Marvin from The Hitchhiker’s Guide to the Galaxy (2005)
Directed by Garth Jennings
Ah, robots. They complete the menial tasks that humans don’t want to bother with or can’t figure out. Sometimes they’re good-natured and helpful (Robby the Robot from Forbidden Planet). Sometimes they’re murderous (HAL 9000 from 2001: A Space Odyssey). Very rarely are they chronically depressed, but Marvin from The Hitchhiker’s Guide to the Galaxy was made with a prototype version of GPP (Genuine People Personalities) that leaves him constantly glum. As the voice of Marvin (Warwick Davis was inside the suit), Alan Rickman’s monotonous delivery of lines like “I have a million ideas, but they all point to certain death,” “Here I am, brain the size of a planet, and they ask me to take you to the bridge. Call that job satisfaction? ‘Cause I don’t,” and of course “Life.
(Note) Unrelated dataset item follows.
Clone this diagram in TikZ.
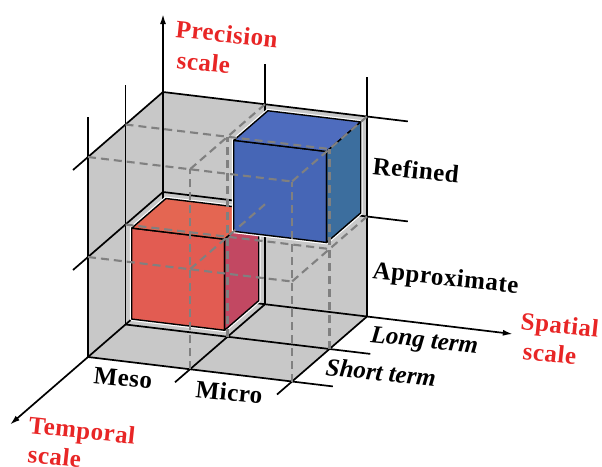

Don’t talk to me about life” bring out Marvin’s ennui and hopelessness. Marvin’s despair is, odd as it may seem, one of the best parts of the movie, simply because it’s so constant and exaggerated. His ability to suck all the happiness out of a room just by walking through the door frustrates those stuck on a ship with him, but it sure is funny for the audience.